Back at camp later, we had a second lunch – for me, a feast of soup and some dip with biscuits, and a rest in stinking hot, march-fly attacking environs. My tent was unbearable but the flies were too bad if I remained outside. Luckily, Rita invited me to rest in her amazing tent that opens right up whilst having the netting remain closed to fly visitors. A breeze caressed my skin. It was beautiful.
The other two, being more normal drinkers than I am, did not have enough water left for us to stay here the night, so after resting, we packed up our tents, descended the mountain, collected water from a different puddle down below – enough water to last until the end of the trip (which is rather a lot), and then climbed Rocky South (1111 ms asl) to camp up there.

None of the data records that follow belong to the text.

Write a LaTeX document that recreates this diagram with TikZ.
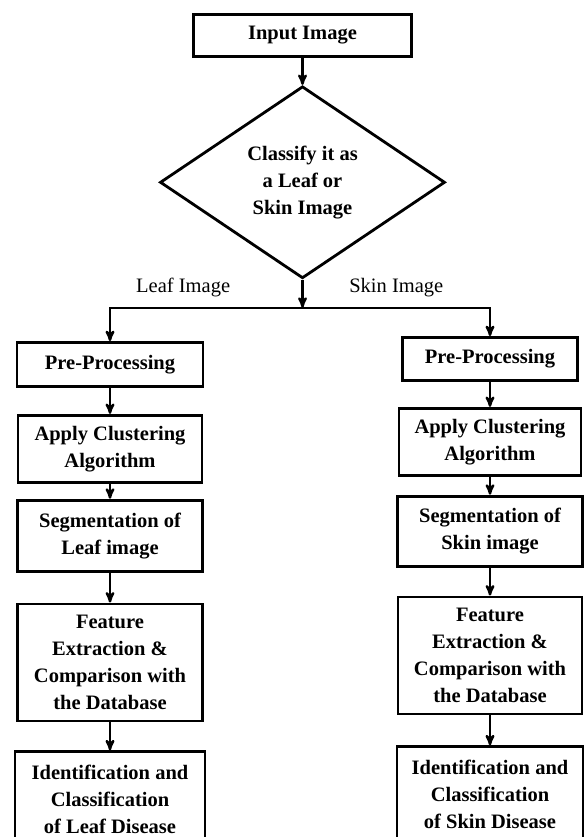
\documentclass[tikz,border=0pt]{standalone}
\usepackage{fontspec}
\setmainfont{Liberation Serif}
\usetikzlibrary{shapes.geometric, positioning, arrows}
\tikzset{>=stealth',
node distance=26pt,
procbox/.style={draw, line width=2.8pt, align=center, inner sep=2pt,
  font=\fontsize{20.5}{27}\selectfont\bfseries},
decision/.style={diamond, draw, line width=2.8pt, align=center, inner sep=0pt,
  minimum width=285pt, minimum height=192pt,
  font=\fontsize{20.5}{27}\selectfont\bfseries},
flow/.style={->, line width=2.4pt},
branchlabel/.style={font=\fontsize{20.5}{27}\selectfont, above=6pt}}

\begin{document}
\begin{tikzpicture}[x=1pt, y=1pt]
\useasboundingbox (0,0) rectangle (586,-837);
\node[procbox, minimum width=218pt, minimum height=42pt] (input) at (302.5,-35.5) {Input Image};
\node[decision, below=27pt of input] (classify) {Classify it as\\a Leaf or\\Skin Image};
\coordinate[below=28pt of classify] (split);
% leaf branch
\node[procbox, minimum width=186pt, minimum height=44pt] (lpre) at (110,-364.5) {Pre-Processing};
\node[procbox, minimum width=184pt, minimum height=67pt, below=26pt of lpre] (lapply) {Apply Clustering\\Algorithm};
\node[procbox, minimum width=185pt, minimum height=71pt, below=15pt of lapply] (lseg) {Segmentation of\\Leaf image};
\node[procbox, minimum width=185pt, minimum height=117pt, below=30pt of lseg] (lfeat) {Feature\\Extraction \&\\Comparison with\\the Database};
\node[procbox, minimum width=190pt, minimum height=95pt, below=28pt of lfeat] (lident) {Identification and\\Classification\\of Leaf Disease};
% skin branch
\node[procbox, minimum width=175pt, minimum height=43pt] (rpre) at (490,-359) {Pre-Processing};
\node[procbox, minimum width=182pt, minimum height=67pt, below=25pt of rpre] (rapply) {Apply Clustering\\Algorithm};
\node[procbox, minimum width=185pt, minimum height=70pt, below=18pt of rapply] (rseg) {Segmentation of\\Skin image};
\node[procbox, minimum width=184pt, minimum height=117pt, below=28pt of rseg] (rfeat) {Feature\\Extraction \&\\Comparison with\\the Database};
\node[procbox, minimum width=186pt, minimum height=95pt, below=30pt of rfeat] (rident) {Identification and\\Classification\\of Skin Disease};
\draw[flow] (input) -- (classify);
\draw[flow] (classify) -- (split);
\draw[flow] (split) -| node[branchlabel, pos=0.31]{Leaf Image} (lpre);
\draw[flow] (split) -| node[branchlabel, pos=0.25]{Skin Image} (rpre);
\draw[flow] (lpre) -- (lapply);
\draw[flow] (lapply) -- (lseg);
\draw[flow] (lseg) -- (lfeat);
\draw[flow] (lfeat) -- (lident);
\draw[flow] (rpre) -- (rapply);
\draw[flow] (rapply) -- (rseg);
\draw[flow] (rseg) -- (rfeat);
\draw[flow] (rfeat) -- (rident);
\end{tikzpicture}
\end{document}
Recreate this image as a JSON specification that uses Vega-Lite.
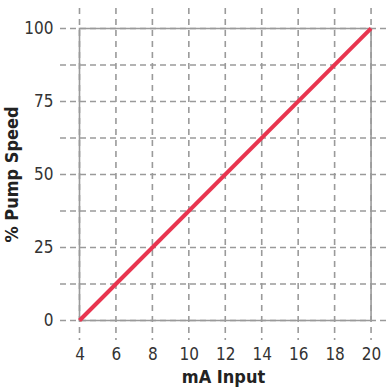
{
  "$schema": "https://vega.github.io/schema/vega-lite/v6.json",
  "autosize": "none",
  "width": 326,
  "height": 332,
  "padding": {"left": 60, "top": 8, "right": 0, "bottom": 52},
  "background": "white",
  "config": {
    "view": {"stroke": null},
    "axis": {
      "domain": false,
      "ticks": false,
      "grid": false,
      "labelFont": "'DejaVu Sans Condensed', 'Liberation Sans', sans-serif",
      "labelFontSize": 17,
      "labelColor": "#333333",
      "titleFont": "'DejaVu Sans Condensed', 'Liberation Sans', sans-serif",
      "titleFontSize": 18,
      "titleFontWeight": "bold",
      "titleColor": "#222222"
    }
  },
  "datasets": {
    "vgrid": [{"x": 4}, {"x": 6}, {"x": 8}, {"x": 10}, {"x": 12}, {"x": 14}, {"x": 16}, {"x": 18}, {"x": 20}],
    "hgrid": [{"y": 0}, {"y": 12.5}, {"y": 25}, {"y": 37.5}, {"y": 50}, {"y": 62.5}, {"y": 75}, {"y": 87.5}, {"y": 100}],
    "frame": [{"x": 4, "x2": 20, "y": 0, "y2": 100}],
    "line": [{"x": 4, "y": 0}, {"x": 20, "y": 100}]
  },
  "layer": [
    {
      "data": {"name": "vgrid"},
      "mark": {"type": "rule", "color": "#9a9a9a", "strokeWidth": 1.6, "strokeDash": [6, 5]},
      "encoding": {
        "x": {"field": "x", "type": "quantitative", "scale": {"domain": [2.93, 20.82], "nice": false, "zero": false}}
      }
    },
    {
      "data": {"name": "hgrid"},
      "mark": {"type": "rule", "color": "#9a9a9a", "strokeWidth": 1.6, "strokeDash": [6, 4]},
      "encoding": {
        "y": {"field": "y", "type": "quantitative", "scale": {"domain": [-6.68, 107.0], "nice": false, "zero": false}}
      }
    },
    {
      "data": {"name": "frame"},
      "mark": {"type": "rect", "fill": null, "fillOpacity": 0, "stroke": "#9a9a9a", "strokeWidth": 1.6},
      "encoding": {
        "x": {"field": "x", "type": "quantitative"},
        "x2": {"field": "x2"},
        "y": {"field": "y", "type": "quantitative"},
        "y2": {"field": "y2"}
      }
    },
    {
      "data": {"name": "line"},
      "mark": {"type": "line", "color": "#e8354f", "strokeWidth": 4, "strokeCap": "butt"},
      "encoding": {
        "x": {"field": "x", "type": "quantitative", "title": "mA Input",
          "axis": {"values": [4, 6, 8, 10, 12, 14, 16, 18, 20], "labelPadding": 6, "titlePadding": 6}},
        "y": {"field": "y", "type": "quantitative", "title": "% Pump Speed",
          "axis": {"values": [0, 25, 50, 75, 100], "labelPadding": 7, "titlePadding": 2}}
      }
    }
  ]
}
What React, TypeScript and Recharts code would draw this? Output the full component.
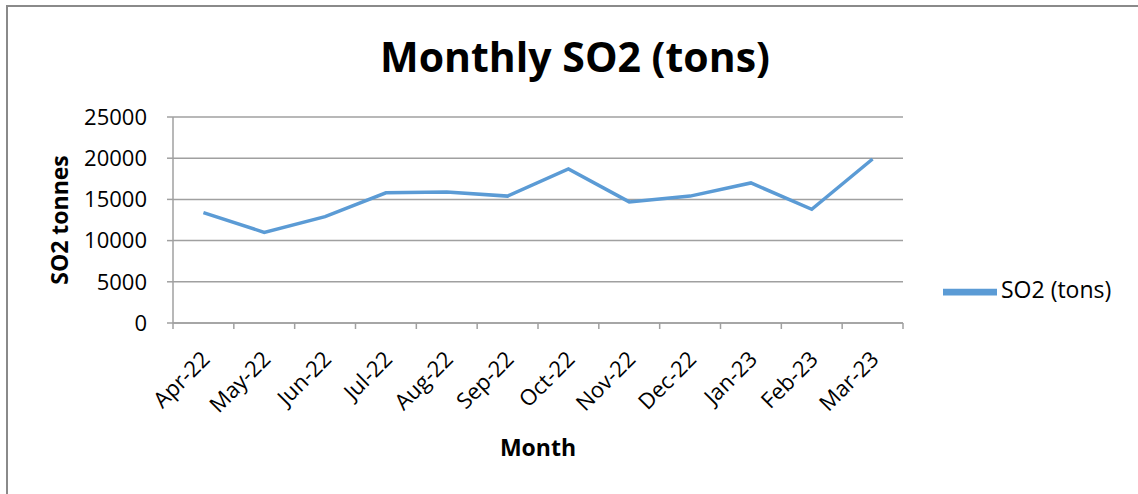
import React from 'react'
import { Label, Legend, Line, LineChart, XAxis, YAxis, CartesianGrid } from 'recharts'

const months = ['Apr-22', 'May-22', 'Jun-22', 'Jul-22', 'Aug-22', 'Sep-22', 'Oct-22', 'Nov-22', 'Dec-22', 'Jan-23', 'Feb-23', 'Mar-23']
const so2 = [13400, 11000, 12900, 15800, 15900, 15400, 18700, 14700, 15400, 17000, 13800, 19900]
const yTicks = [0, 5000, 10000, 15000, 20000, 25000]

// points sit in the middle of each category band, ticks on the band edges (Excel style)
const data = months.map((m, i) => ({ month: m, pos: i + 0.5, so2: so2[i] }))
const edges = months.map((_, i) => i).concat(months.length)
const centers = months.map((_, i) => i + 0.5)

const FONT = '"Open Sans", sans-serif'
const GRID = '#a0a0a0'
const BLUE = '#5b9bd5'

const MonthTick = (props: any) => {
  const { x, y, payload } = props
  const label = months[Math.floor(payload.value)]
  return (
    <g transform={`translate(${x - 4},${y}) rotate(-45)`}>
      <text x={0} y={0} dy='0.75em' textAnchor='end' fontSize={22} fontFamily={FONT} fill='#000'>
        {label}
      </text>
    </g>
  )
}

const NoTick = () => <g />

const App = () => {
  return (
    <div style={{ position: 'absolute', left: 0, top: 0, width: 1138, height: 494, background: '#fff', overflow: 'hidden' }}>
      <div style={{ position: 'absolute', left: 6, top: 5, width: 1200, height: 600, border: '2px solid #8a8a8a' }} />
      <div
        style={{
          position: 'absolute',
          left: 0,
          width: 1150,
          top: 26,
          textAlign: 'center',
          fontFamily: FONT,
          fontWeight: 700,
          fontSize: 41,
          lineHeight: '60px',
        }}
      >
        Monthly SO2 (tons)
      </div>
      <div style={{ position: 'absolute', left: 0, top: 0 }}>
        <LineChart width={1138} height={494} data={data} margin={{ top: 117, right: 45, bottom: 0, left: 0 }}>
          <CartesianGrid vertical={false} stroke={GRID} strokeWidth={1.5} />
          <XAxis
            xAxisId='band'
            type='number'
            dataKey='pos'
            domain={[0, months.length]}
            ticks={edges}
            tick={<NoTick />}
            tickSize={6}
            tickLine={{ stroke: GRID, strokeWidth: 1.5 }}
            axisLine={{ stroke: GRID, strokeWidth: 1.5 }}
            height={1}
          />
          <XAxis
            xAxisId='labels'
            type='number'
            dataKey='pos'
            domain={[0, months.length]}
            ticks={centers}
            tick={<MonthTick />}
            tickLine={false}
            axisLine={false}
            tickSize={0}
            tickMargin={25}
            height={170}
          >
            <Label
              value='Month'
              position='insideBottom'
              offset={38}
              style={{ fontFamily: FONT, fontWeight: 700, fontSize: 23, fill: '#000' }}
            />
          </XAxis>
          <YAxis
            domain={[0, 25000]}
            ticks={yTicks}
            width={173}
            tickSize={6}
            tickMargin={20}
            tick={{ fontSize: 22, fontFamily: FONT, fill: '#000' }}
            tickLine={{ stroke: GRID, strokeWidth: 1.5 }}
            axisLine={{ stroke: GRID, strokeWidth: 1.5 }}
          >
            <Label
              value='SO2 tonnes'
              angle={-90}
              position='insideLeft'
              offset={60}
              style={{ fontFamily: FONT, fontWeight: 700, fontSize: 23, fill: '#000', textAnchor: 'middle' }}
            />
          </YAxis>
          <Legend
            layout='vertical'
            align='right'
            verticalAlign='top'
            iconType='plainline'
            iconSize={54}
            wrapperStyle={{ left: 943, top: 265, width: 190, fontFamily: FONT, fontSize: 23 }}
            formatter={(v: string) => <span style={{ color: '#000' }}>{v}</span>}
          />
          <Line
            xAxisId='band'
            type='linear'
            dataKey='so2'
            name='SO2 (tons)'
            stroke={BLUE}
            strokeWidth={3.5}
            dot={false}
            isAnimationActive={false}
          />
        </LineChart>
      </div>
    </div>
  )
}

export default App
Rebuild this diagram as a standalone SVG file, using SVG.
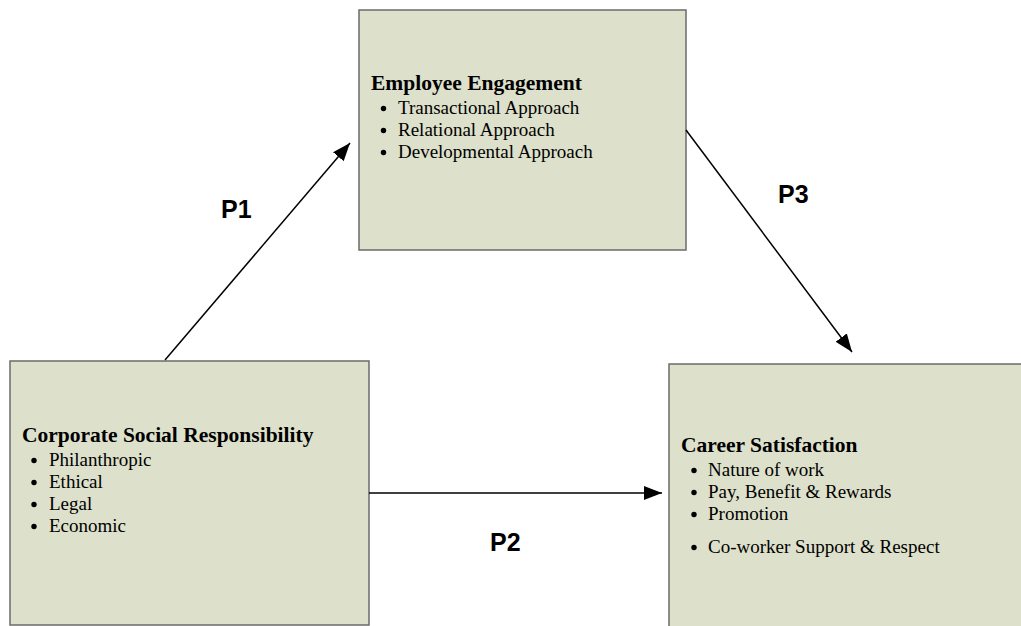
<svg xmlns="http://www.w3.org/2000/svg" width="1021" height="626" viewBox="0 0 1021 626">
  <style>
    .box { fill: #dde0cb; stroke: #6b6b6b; stroke-width: 1.5; }
    .head { font-family: "Liberation Serif", "Times New Roman", serif; font-weight: bold; font-size: 21.5px; fill: #000; }
    .item { font-family: "Liberation Serif", "Times New Roman", serif; font-size: 19px; fill: #000; }
    .dot { fill: #000; }
    .lab { font-family: "Liberation Sans", Arial, sans-serif; font-weight: bold; font-size: 25px; fill: #000; }
    .conn { stroke: #000; stroke-width: 1.5; fill: none; marker-end: url(#arrow); }
  </style>
  <defs>
    <marker id="arrow" markerUnits="userSpaceOnUse" markerWidth="19" markerHeight="15" refX="18" refY="7" orient="auto">
      <path d="M0,0 L18,7 L0,14 z" fill="#000"/>
    </marker>
  </defs>
  <rect width="1021" height="626" fill="#fff"/>

  <!-- Employee Engagement -->
  <g id="employee-engagement">
    <rect class="box" x="359" y="10" width="327" height="240"/>
    <text class="head" x="371" y="90">Employee Engagement</text>
    <circle class="dot" cx="383.5" cy="108.5" r="2.7"/>
    <text class="item" x="398" y="114">Transactional Approach</text>
    <circle class="dot" cx="383.5" cy="130.5" r="2.7"/>
    <text class="item" x="398" y="136">Relational Approach</text>
    <circle class="dot" cx="383.5" cy="152.5" r="2.7"/>
    <text class="item" x="398" y="158">Developmental Approach</text>
  </g>

  <!-- Corporate Social Responsibility -->
  <g id="csr">
    <rect class="box" x="10" y="361" width="359" height="264"/>
    <text class="head" x="22" y="442">Corporate Social Responsibility</text>
    <circle class="dot" cx="34" cy="460.5" r="2.7"/>
    <text class="item" x="49" y="466">Philanthropic</text>
    <circle class="dot" cx="34" cy="482.5" r="2.7"/>
    <text class="item" x="49" y="488">Ethical</text>
    <circle class="dot" cx="34" cy="504.5" r="2.7"/>
    <text class="item" x="49" y="510">Legal</text>
    <circle class="dot" cx="34" cy="526.5" r="2.7"/>
    <text class="item" x="49" y="532">Economic</text>
  </g>

  <!-- Career Satisfaction -->
  <g id="career-satisfaction">
    <rect class="box" x="669" y="364" width="360" height="270"/>
    <text class="head" x="681" y="452">Career Satisfaction</text>
    <circle class="dot" cx="694" cy="470.5" r="2.7"/>
    <text class="item" x="708" y="476">Nature of work</text>
    <circle class="dot" cx="694" cy="492.5" r="2.7"/>
    <text class="item" x="708" y="498">Pay, Benefit &amp; Rewards</text>
    <circle class="dot" cx="694" cy="514.5" r="2.7"/>
    <text class="item" x="708" y="520">Promotion</text>
    <circle class="dot" cx="694" cy="547.5" r="2.7"/>
    <text class="item" x="708" y="553">Co-worker Support &amp; Respect</text>
  </g>

  <!-- Connectors -->
  <g id="connectors">
    <line class="conn" x1="165" y1="360" x2="350" y2="143"/>
    <line class="conn" x1="369" y1="493" x2="662" y2="493"/>
    <line class="conn" x1="686" y1="130" x2="852" y2="352"/>
    <text class="lab" x="221" y="218">P1</text>
    <text class="lab" x="490" y="551">P2</text>
    <text class="lab" x="778" y="203">P3</text>
  </g>
</svg>
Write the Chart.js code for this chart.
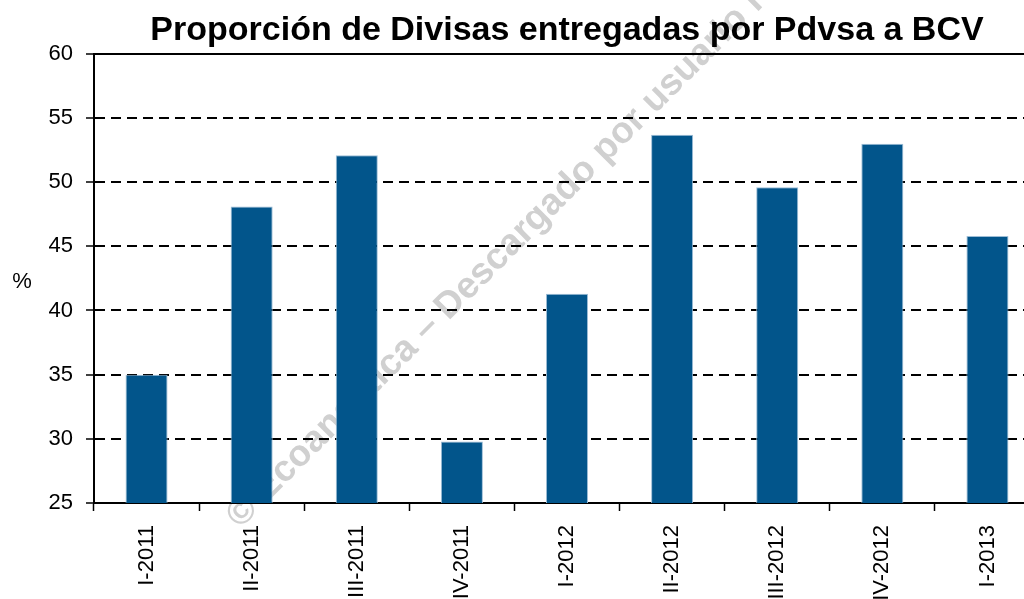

And from there, the rest was, as they say, downhill. Well, not quite. We had to undulate over Vague Hill, Weetbix Hill, Repair Knob and Pigeon House Hill before dropping back to the Collingwood River, mission complete. All of us will have to throw out most of the clothes we wore for this trip. My Kämpéla orienteering pants, however, stood firm. I have been wearing these same pants in orienteering competitions and bushwalks since the 1990s. Hoorah for Scandinavian fabric. I will keep wearing my torn pink jacket, however, as nobody might recognise me if I throw it away, and that would be sad. Old friends are good friends.